Last time out: Rookie Jake Irvin struggles, and Nats’ late rally falls short vs. Tigers

“When he gets ready to hit the fastball, he’s really good,” Martinez said of Thomas, who punched his hits on two four-seam fastballs and a slider Saturday. “He’ll stay consistent, but he’s got to get ready to hit the fastball.”

“Just being consistent with an approach,” Thomas said of what’s causing his success. “Just taking good swings in good counts. I think that’s the big thing: being confident and taking your ‘A swing’ in that count instead of being a little in between on pitches.”

Unlike many of the Nationals — looking at you, Ruiz and CJ Abrams — Thomas is fairly passive in the batter’s box. Entering Saturday’s game, he had swung at 58.6 percent of the pitches he had seen in the strike zone. That ranked as the 10th-lowest rate in MLB. The major league average is 69.1 percent. And because he is not always aggressive early in counts, pitchers have a tendency to get ahead with fastballs in the zone.

Thomas has explained his thought process, recognizing it might be flawed: He is comfortable with two strikes — or at least as comfortable as he can be in counts that are statistically terrible for him.
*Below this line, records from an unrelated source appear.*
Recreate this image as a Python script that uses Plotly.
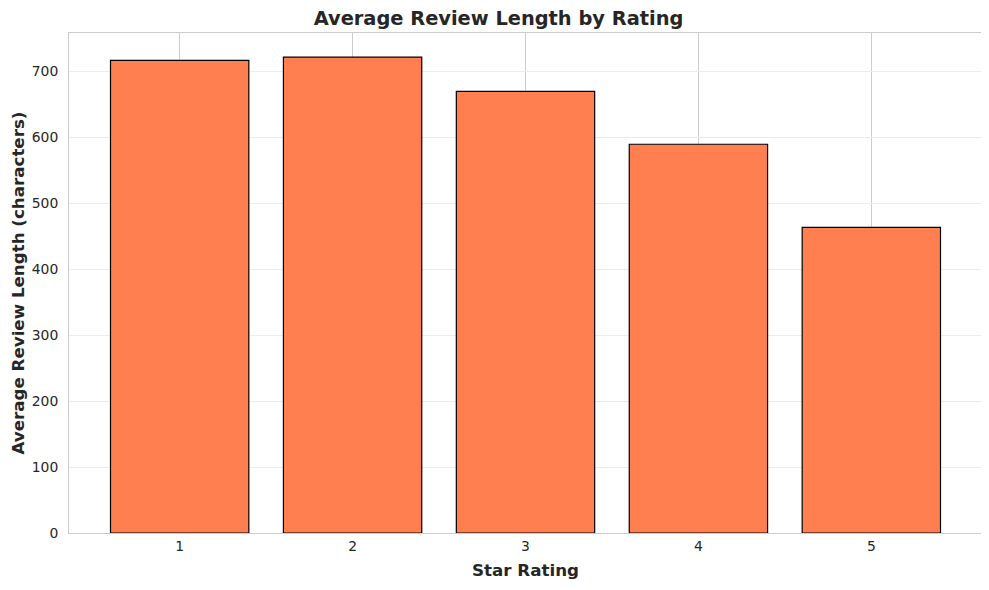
import plotly.graph_objects as go

ratings = [1, 2, 3, 4, 5]
avg_length = [716, 721, 669, 589, 463]
y_ticks = [0, 100, 200, 300, 400, 500, 600, 700]

fig = go.Figure()
fig.add_trace(go.Bar(
    x=ratings, y=avg_length, width=0.8,
    marker=dict(color="#FF7F50", line=dict(color="black", width=1.2)),
))

font = "DejaVu Sans"
fig.update_layout(
    width=981, height=582,
    margin=dict(l=61, r=7, t=25, b=57),
    plot_bgcolor="white", paper_bgcolor="white",
    font=dict(family=font, size=13.9, color="#262626"),
    title=dict(text="<b>Average Review Length by Rating</b>", x=0.5, xanchor="center",
               y=0.983, yanchor="middle", font=dict(size=19.4, color="#262626")),
    showlegend=False,
)
fig.update_xaxes(
    range=[0.36, 5.64], tickvals=ratings, ticktext=[str(r) for r in ratings],
    showgrid=True, gridcolor="#cccccc", gridwidth=1,
    showline=True, linecolor="#cccccc", mirror=True, zeroline=False,
    ticks="", ticklen=0,
    title=dict(text="<b>Star Rating</b>", font=dict(size=16.7), standoff=11),
)
fig.update_yaxes(
    range=[0, 757.6], tickvals=y_ticks,
    showgrid=True, gridcolor="#ececec", gridwidth=1,
    showline=True, linecolor="#cccccc", mirror=True, zeroline=False,
    ticks="outside", ticklen=7, tickcolor="rgba(0,0,0,0)",
    title=dict(text="<b>Average Review Length (characters)</b>", font=dict(size=16.7), standoff=5),
)

fig.write_html("out.html")
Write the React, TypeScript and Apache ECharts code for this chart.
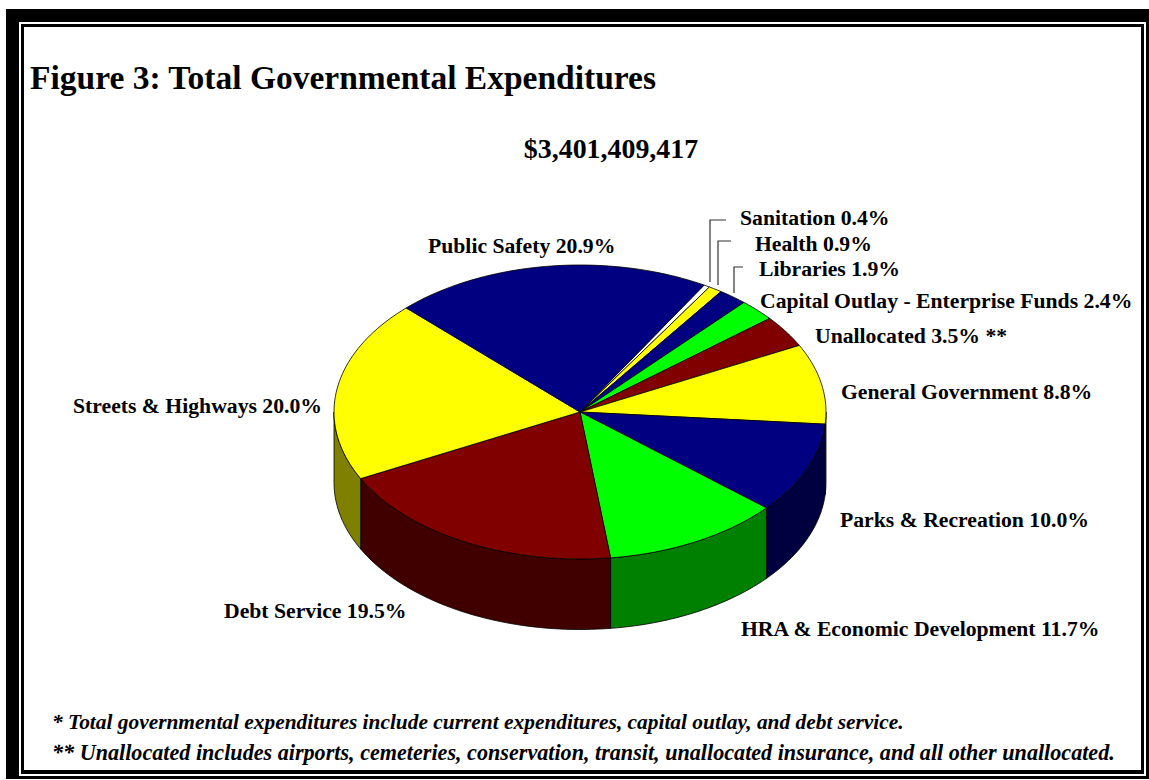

In turn, he doesn’t often feel rushed to swing, preferring to see a pitch or two to mitigate the risk of swinging at the wrong one. That can be a tough strategy, banking on a second or third solid pitch to hit. Ahead of Saturday’s game, Martinez raised an eyebrow when Thomas’s thoughts were loosely relayed to him.

“He told you that?” Martinez said, laughing, at Thomas trusting himself in two-strike counts. Thomas’s numbers deflate with two strikes in the way most hitters’ numbers deflate with two strikes. In 2022, though, he did smack nine of his 17 homers with two strikes, showing he can get his “A swing” off when the odds are stacked against him.

Against Tigers starter Alex Faedo on Saturday, Thomas fell into a 1-2 count in the first and still lined a high fastball for a single. And in the fifth, after Faedo struck him out looking in their previous matchup, Thomas dug in with a chance to tilt the score.

“The at-bat before, he punched me out on a fastball. I think I was just sitting slider early in that count,” Thomas said. “And then I kind of check-swung, and I thought I went on that [first-pitch slider called a ball]. So I figured they would repeat that pitch [in the 1-0 count]. I was just trying to get it a little up in the zone and put a good swing on it.”

People are counting on Dave Martinez. He knows it.

Faedo did try the slider again, jamming Thomas a bit. But he was able to muscle a single through the middle that brought Ildemaro Vargas and Abrams around to score. The Nationals didn’t look back.

Despite his speed and arm strength, advanced metrics consider Thomas a well-below-average right fielder, partly because he struggles going back to the wall. To stick around, then, perhaps as a fourth outfielder if the Nationals turn the corner in the coming years, he will have to maintain steady offensive production (and ideally improve on defense, too).

Thomas has two more years of arbitration eligibility. Behind him, Washington is developing a small stable of outfielders, including top prospects James Wood (20 years old), Robert Hassell III (21) and Elijah Green (19). Since the Nationals acquired him from St. Louis for Jon Lester at the 2021 trade deadline, Thomas has been a regular on rebuilding clubs that have finished in last place. To his credit, his adjusted OPS was three points above average last season. He’s solid, if nothing much more, and is hoping to iron out the long slumps that have dotted his five-year career.

Building on this stretch is his latest chance.